After half a year at a truly healthy MM bank after leaving an underpaid role at a sweatshop, I only have one point to make. If you’re working more than 60 hours a week at any point in the year, you’re being scammed, taken advantage of, and under no uncertain terms— you’re being abused. Even the most well paid bankers are closer to being homeless than they are to the oligarchs.

We evolved to eat berries, sling darts at deer, and fuck bitches.

Stop accepting serfdom and slavery. Be the change you want to see.

23 Comments
 

Bankers are a lot closer to homeless than they are to billionaire status.

What the fuck is this supposed to mean? Someone worth $10m or $100m or $499m is numerically closer to being homeless than a billionaire. What is your point?

It is about percentiles. Someone in the 95th percentile earns $300k and is closer to billionaire status than they are to homeless because income goes up exponentially with each step. Don't get big mad when you're on that early part of the hockey stick.

 

you're just a normie / average guy that wanted a job, you aren't made to be the next Head of Product/PM and call the shots

boo fucking hoo loser

Buy land, cause God ain't making any more of it.
 

I've always believed that you should view a career objectively. For what it is, in this case a rare opportunity to develop credibility, financial stability, and build a foundation at any early stage in life, and for what it isn't, in this case, at the cost of work-life balance, forming or sustaining relationships and personal hobbies over a longer-term (with exceptions). 

Most people, I'd argue 80%+ (perhaps higher), leave investment banking within two years and many who've decided to position the life of part of work-life balance, decide to pursue roles that give them that stability to do so. Now, I've always stated IB is not for me, many years ago (feels like a lifetime ago), I had an opportunity to pursue the work, but it was just after seeing the mental and physical toll it took on my friends at the time, and I knew my own limits. I wouldn't survive and I wasn't intrinsically driven to survive the grueling nature of the work. 

With that said, I've still helped people get in by giving mock interviews, reviewing cover letters, resumes, and sharing a number of resources that I had developed ( cough  coffee chat guide cough). If you've found the industry isn't for you and you've found a better, more fulfilling venture elsewhere, then all the more power to you, but simply ignoring or omitting the benefits of this industry strips it of it's nuance. But others will come to their own conclusions through their own experiences. They may leave in the first few months, perhaps make it to IB Associate and further, that's up to them to decide. 

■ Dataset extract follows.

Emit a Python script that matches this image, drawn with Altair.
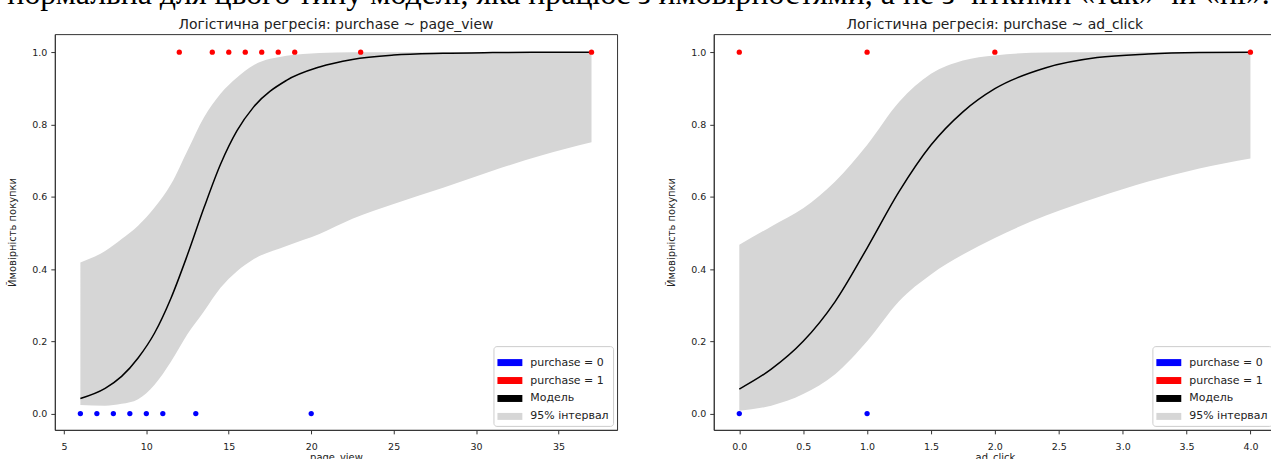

tl;dr - why so negative? Let people be and learn.

 
Most Helpful

Perspective, my friend.

I come from a family where my blue collar parents worked the same 12-14 hour days for a quarter of what an analyst in IB makes. Grew up poor/lower middle class my whole life.  Their jobs involved manual labor, weathering the cold, etc. Even now, several promotions/job switches later, they still only barely scrape 6 figures (combined household income) in their jobs. I, as an AN1 AT a MM, will be making more than both of my parent's salaries combined. Better yet, I get to do it in the comfort of an air conditioned office, where my transportation is expensed, and my meals are too. 

Many people on this forum grew up well off, so an IB job loses it luster fast. For people like me, this isn't serfdom. I've already been grinding my entire life because the alternative is staying in this income bracket that I was born into where my family is one unforeseen disaster away from being unable to afford our bills. What's a few more years of the same grind, except this time I make money?